Hope as SA leaders unite to fight Aids

2008-12-01 00:00

THE government has promised to scale up the programme of preventing the transmission of HIV from pregnant mothers to unborn babies and to drastically reduce new HIV infections in South Africa.

Speaking during the 20th World Aids Day commemoration held at Durban’s Sahara Stadium, Deputy President Baleka Mbete and Health Minister Barbara Hogan said government will make sure that no HIV pregnant woman infects her unborn baby with the disease.

Hogan was however quick to point out that government will not force, but rather persuade pregnant women to do HIV tests long before they deliver their babies. Researches show that about 35 000 babies died because government took too long to start administering drugs to prevent mother-to-child transmission of HIV.

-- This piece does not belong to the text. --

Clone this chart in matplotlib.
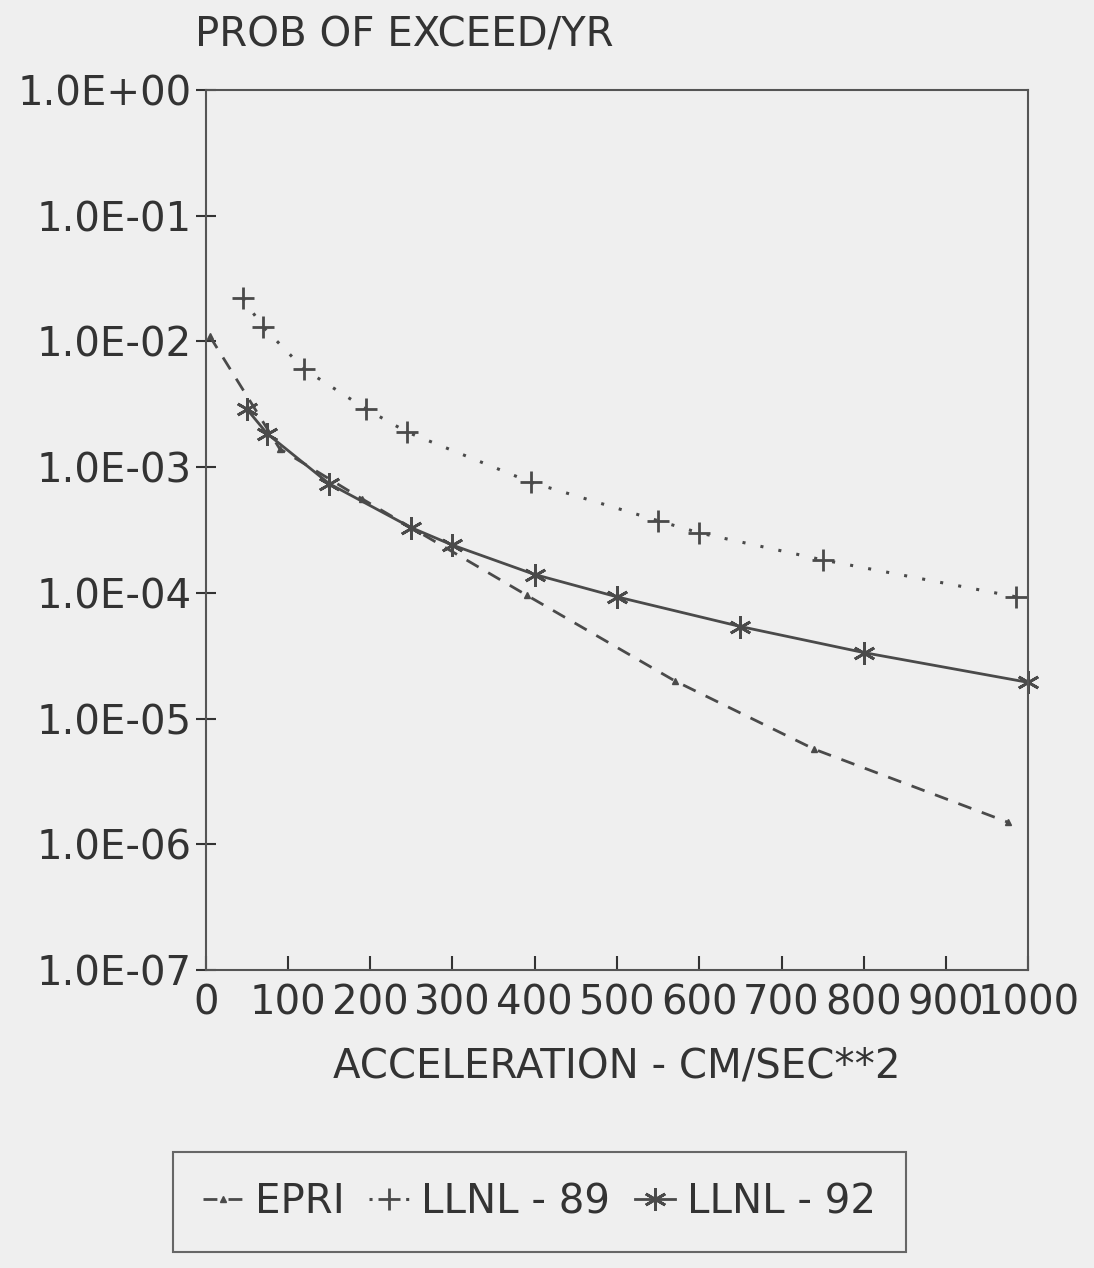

Hogan recently replaced former Health minister Dr Manto Tshabalala-Msimang, who became an international mockery when she proposed beetroot, lemon juice and garlic remedies for people living with HIV and Aids. Thabo Mbeki was also criticised for denying that HIV causes Aids.

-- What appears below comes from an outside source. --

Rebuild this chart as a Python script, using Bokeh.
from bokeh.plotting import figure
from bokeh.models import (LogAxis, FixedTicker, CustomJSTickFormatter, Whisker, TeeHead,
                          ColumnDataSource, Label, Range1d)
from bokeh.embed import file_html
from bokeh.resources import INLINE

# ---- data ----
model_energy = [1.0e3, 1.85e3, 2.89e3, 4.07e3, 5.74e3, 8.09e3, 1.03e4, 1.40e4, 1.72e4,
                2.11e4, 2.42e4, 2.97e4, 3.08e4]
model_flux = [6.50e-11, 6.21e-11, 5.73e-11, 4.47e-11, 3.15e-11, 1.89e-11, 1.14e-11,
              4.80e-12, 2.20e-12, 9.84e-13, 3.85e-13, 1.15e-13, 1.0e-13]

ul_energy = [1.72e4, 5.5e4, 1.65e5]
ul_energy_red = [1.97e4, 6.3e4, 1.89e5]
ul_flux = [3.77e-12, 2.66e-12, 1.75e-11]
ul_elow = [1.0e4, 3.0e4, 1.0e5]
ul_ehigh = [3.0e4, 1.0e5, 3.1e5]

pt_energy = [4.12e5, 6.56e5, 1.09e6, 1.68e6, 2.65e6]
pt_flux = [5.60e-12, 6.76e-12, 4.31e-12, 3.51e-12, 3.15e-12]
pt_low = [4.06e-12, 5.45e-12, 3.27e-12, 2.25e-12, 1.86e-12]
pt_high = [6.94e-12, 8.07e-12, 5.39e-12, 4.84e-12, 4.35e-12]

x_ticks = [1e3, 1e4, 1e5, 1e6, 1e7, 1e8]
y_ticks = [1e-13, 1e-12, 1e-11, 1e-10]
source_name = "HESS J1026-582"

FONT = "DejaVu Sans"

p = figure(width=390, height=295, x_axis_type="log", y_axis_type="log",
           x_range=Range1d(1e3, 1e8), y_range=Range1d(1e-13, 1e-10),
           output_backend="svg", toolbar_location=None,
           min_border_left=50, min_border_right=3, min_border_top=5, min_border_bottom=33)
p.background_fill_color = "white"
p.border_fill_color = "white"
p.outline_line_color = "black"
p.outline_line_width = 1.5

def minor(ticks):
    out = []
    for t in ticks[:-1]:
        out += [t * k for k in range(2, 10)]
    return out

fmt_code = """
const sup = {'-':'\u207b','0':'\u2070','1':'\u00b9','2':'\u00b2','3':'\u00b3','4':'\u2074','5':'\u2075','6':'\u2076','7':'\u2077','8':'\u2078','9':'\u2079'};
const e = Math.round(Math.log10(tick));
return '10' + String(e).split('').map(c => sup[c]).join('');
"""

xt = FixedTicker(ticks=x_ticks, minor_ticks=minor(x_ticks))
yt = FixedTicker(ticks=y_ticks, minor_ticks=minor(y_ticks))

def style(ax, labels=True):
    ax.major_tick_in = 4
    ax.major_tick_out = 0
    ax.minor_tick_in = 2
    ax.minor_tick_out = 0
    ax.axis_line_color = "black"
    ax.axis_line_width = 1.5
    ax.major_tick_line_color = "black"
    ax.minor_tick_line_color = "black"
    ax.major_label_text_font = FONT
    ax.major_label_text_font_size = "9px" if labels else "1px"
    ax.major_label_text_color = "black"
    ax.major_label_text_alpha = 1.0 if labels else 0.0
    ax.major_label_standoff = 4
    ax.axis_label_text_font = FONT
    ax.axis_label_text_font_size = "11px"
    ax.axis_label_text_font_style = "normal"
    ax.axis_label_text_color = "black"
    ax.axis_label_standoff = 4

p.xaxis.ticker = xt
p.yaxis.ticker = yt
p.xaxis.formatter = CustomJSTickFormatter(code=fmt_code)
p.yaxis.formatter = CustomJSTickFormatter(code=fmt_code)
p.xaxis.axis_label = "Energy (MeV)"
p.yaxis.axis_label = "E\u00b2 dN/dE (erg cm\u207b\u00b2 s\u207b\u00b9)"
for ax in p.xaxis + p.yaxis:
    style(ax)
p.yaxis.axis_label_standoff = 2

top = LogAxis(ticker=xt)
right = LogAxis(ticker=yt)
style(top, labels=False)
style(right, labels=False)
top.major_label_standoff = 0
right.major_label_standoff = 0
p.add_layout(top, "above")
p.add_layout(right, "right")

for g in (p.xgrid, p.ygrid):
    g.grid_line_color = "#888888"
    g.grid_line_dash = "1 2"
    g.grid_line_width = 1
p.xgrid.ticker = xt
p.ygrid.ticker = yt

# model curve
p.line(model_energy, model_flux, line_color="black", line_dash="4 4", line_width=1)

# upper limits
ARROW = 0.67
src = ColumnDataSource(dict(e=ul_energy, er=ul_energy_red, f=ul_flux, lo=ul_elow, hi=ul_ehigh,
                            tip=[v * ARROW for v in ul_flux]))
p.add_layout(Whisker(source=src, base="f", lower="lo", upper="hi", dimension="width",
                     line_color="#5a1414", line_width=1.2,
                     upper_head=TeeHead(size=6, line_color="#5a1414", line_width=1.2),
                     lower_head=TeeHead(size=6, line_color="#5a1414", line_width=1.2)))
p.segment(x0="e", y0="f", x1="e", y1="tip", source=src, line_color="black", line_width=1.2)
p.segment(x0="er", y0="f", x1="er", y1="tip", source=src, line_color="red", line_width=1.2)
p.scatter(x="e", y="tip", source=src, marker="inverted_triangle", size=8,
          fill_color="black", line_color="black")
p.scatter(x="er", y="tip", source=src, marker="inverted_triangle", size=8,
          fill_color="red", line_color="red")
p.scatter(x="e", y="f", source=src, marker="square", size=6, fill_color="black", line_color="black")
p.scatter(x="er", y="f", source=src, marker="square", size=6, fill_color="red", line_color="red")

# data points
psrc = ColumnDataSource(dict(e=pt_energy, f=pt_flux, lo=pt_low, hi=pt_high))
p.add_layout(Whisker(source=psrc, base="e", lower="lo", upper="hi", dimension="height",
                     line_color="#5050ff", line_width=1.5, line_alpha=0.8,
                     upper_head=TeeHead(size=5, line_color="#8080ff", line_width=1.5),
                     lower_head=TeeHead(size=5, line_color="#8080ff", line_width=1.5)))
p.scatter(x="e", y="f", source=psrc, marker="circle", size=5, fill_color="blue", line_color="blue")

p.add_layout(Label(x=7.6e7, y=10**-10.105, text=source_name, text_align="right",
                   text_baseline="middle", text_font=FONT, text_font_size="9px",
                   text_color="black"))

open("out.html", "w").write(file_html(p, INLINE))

There has been a shift since Hogan’s appointment and a common agenda in the way in which HIV is being managed. NGOs and civic organisations that have been at loggerheads with government for years yesterday united to lead the struggle against the disease.

UNAids executive director Peter Piot yesterday commended the new administration under President Kgalema Motlanthe and Health Minister Barbara Hogan, for prioritising the fight against HIV and Aids. “There is now accountability and a clear programme on the side of government.

“There is a new morning for South Africa. There is a message of hope and we strongly believe that this is a step in the right direction,” he said.

A recent study at Harvard university estimates that 365 000 lives could have been saved had the South African government administered anti-retroviral drugs to Aids patients and rolled out drugs to prevent the transmission of HIV from pregnant mothers to babies.

Almost four million people have died of Aids-related illnesses and some six million are infected.

Speaking during the commemoration, Mbete said one of government’s goals in the national strategic plan is to halve new infections by 2011. “For us to achieve this, we must own up, spread and practice the key messages for the prevention on new HIV infections in the country,” she said.